Q If I'm playing a match against my girlfriend and I can tell that she really wants to win, should I purposely throw the match so our evening is more enjoyable?
A If you believe you have to fold a golf match to keep your girlfriend in a good mood, I'm afraid you have bigger problems than I can help you with. Letting your girlfriend win might seem like an easy way to keep her happy, but it will only lead to more trouble. You have to be a good actor to pull off a believable fold, and you'll always know that you threw the match, which means she'll also likely sense it. In the long run, she'll resent you more for that than if you beat her fair and square. The whole balance of your relationship will shift. If your girlfriend is the type of player who can't stand losing to her boyfriend, then don't play matches against her. Pair up as a team and take on other couples instead. That way you'll always be equals.
Q I've heard you talk about "ready golf" in the past. Would you recommend a woman tee off first if she can't reach the group in front of her but the men in her foursome can?

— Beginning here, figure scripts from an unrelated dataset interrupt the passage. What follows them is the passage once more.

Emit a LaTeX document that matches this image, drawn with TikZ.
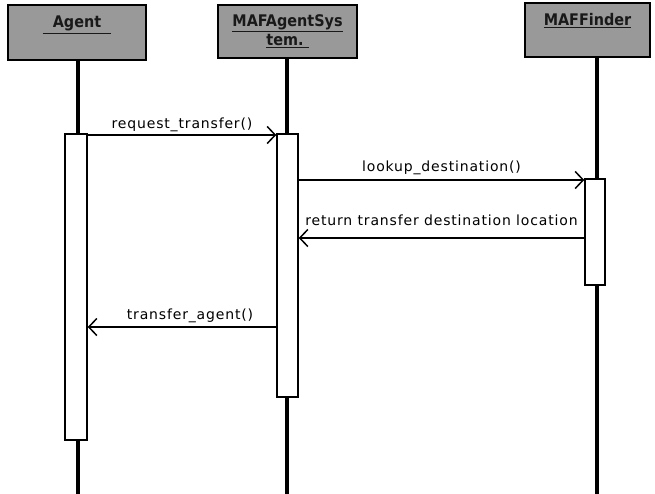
\documentclass[tikz,border=0pt]{standalone}
\usepackage{fontspec}
\setmainfont{DejaVu Sans}
\newfontfamily\hdrfont{DejaVu Sans Condensed}
\usetikzlibrary{arrows.meta}
\begin{document}
\begin{tikzpicture}[x=1pt,y=-1pt,
  header/.style={draw=black, line width=2pt, fill=black!40, inner sep=0pt,
     font=\hdrfont\bfseries\fontsize{16}{18}\selectfont, text=black!90, align=center},
  lifeline/.style={line width=3.2pt, black},
  actbox/.style={draw=black, line width=1.5pt, fill=white, inner sep=0pt},
  msg/.style={line width=1.5pt, -{Straight Barb[length=8pt,width=17pt,line width=1.5pt]}},
  msglabel/.style={font=\fontsize{14}{16}\selectfont\addfontfeatures{LetterSpace=6}, inner sep=1pt}
]
\useasboundingbox (0,0) rectangle (655,494);

% headers
\node[header, minimum width=138pt, minimum height=55pt, text height=12pt, text depth=21pt] (hA) at (77,32.5) {\underline{~~Agent~~}};
\node[header, minimum width=139pt, minimum height=53pt] (hS) at (287.5,31.5) {\underline{MAFAgentSys}\\[1pt]\underline{tem.~}};
\node[header, minimum width=125pt, minimum height=54pt, text height=12pt, text depth=21pt] (hF) at (587.5,30) {\underline{MAFFinder}};

% lifeline ends
\coordinate (eA) at (78,494);
\coordinate (eS) at (287,494);
\coordinate (eF) at (597,494);
\draw[lifeline] (hA.south -| eA) -- (eA);
\draw[lifeline] (hS.south -| eS) -- (eS);
\draw[lifeline] (hF.south -| eF) -- (eF);

% activations
\node[actbox, minimum width=22pt, minimum height=306pt] (aA) at (76,287) {};
\node[actbox, minimum width=21pt, minimum height=263pt] (aS) at (287.5,265.5) {};
\node[actbox, minimum width=20pt, minimum height=106pt] (aF) at (595,232) {};

% messages
\coordinate (y1) at (0,135);
\coordinate (y2) at (0,180);
\coordinate (y3) at (0,238);
\coordinate (y4) at (0,327);
\draw[msg] (aA.east |- y1) -- node[msglabel, above=1pt] {request\_transfer()} (aS.west |- y1);
\draw[msg] (aS.east |- y2) -- node[msglabel, above=3pt] {lookup\_destination()} (aF.west |- y2);
\draw[msg] (aF.west |- y3) -- node[msglabel, above=11pt] {return transfer destination location} (aS.east |- y3);
\draw[msg] (aS.west |- y4) -- node[msglabel, above=2pt, xshift=8pt] {transfer\_agent()} (aA.east |- y4);
\end{tikzpicture}
\end{document}
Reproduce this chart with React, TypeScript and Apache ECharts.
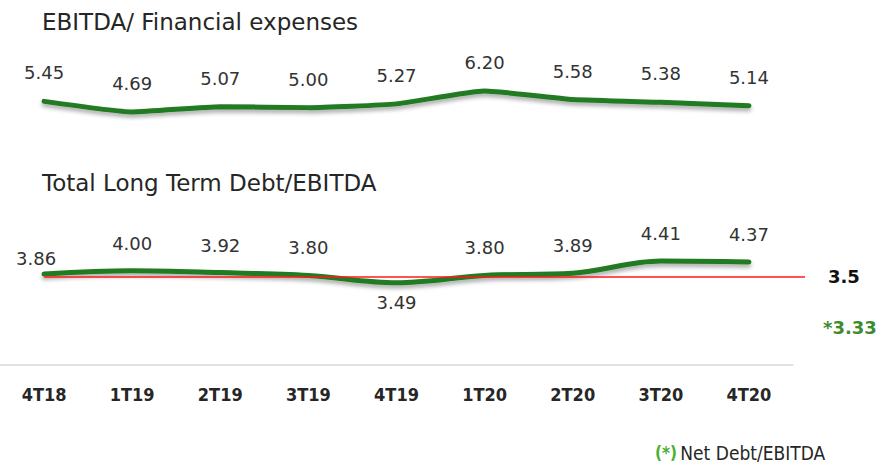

A Absolutely -- as long as it saves time, and the course design allows for it. If I'm sharing a cart with a guy and the forward tees are within walking distance, I'll grab my driver and walk to my tee while he's waiting to tee off. If he's still waiting when I get there, I'll happily go first. Then I'll get out of harm's way while my playing companion tees off and wait to get picked up after he's done. But if it will take me longer to walk to my tee than it would for the fairway to clear, I'll wait. I can still use the time to take a couple of practice swings and make sure I'm ready to swing away once we reach my tee. Common sense should prevail. It's really no different from ready golf in the fairway.
Q My wife shoots about 105 and moves right along, but she gets intimidated when golfers come up behind us. Even when the course is jammed and there's no place to go, she'll start rushing and really lose her game because she doesn't want to appear to be slow. I tell her to take her time, but it doesn't help. Is there anything you can suggest?
A It's funny, you don't often see men fretting about holding other players up on the golf course, but a lot of women are so afraid to be labeled "slow" that they let it ruin their games. If your attempts to relax your wife aren't helping, there's only one solution that will work: Let the group behind you play through. I know this might go against what you've been told -- especially when the course is packed -- but trust me, it will make your wife feel better and allow her to relax. And if done properly, such as on a par 3, it shouldn't delay your round too much.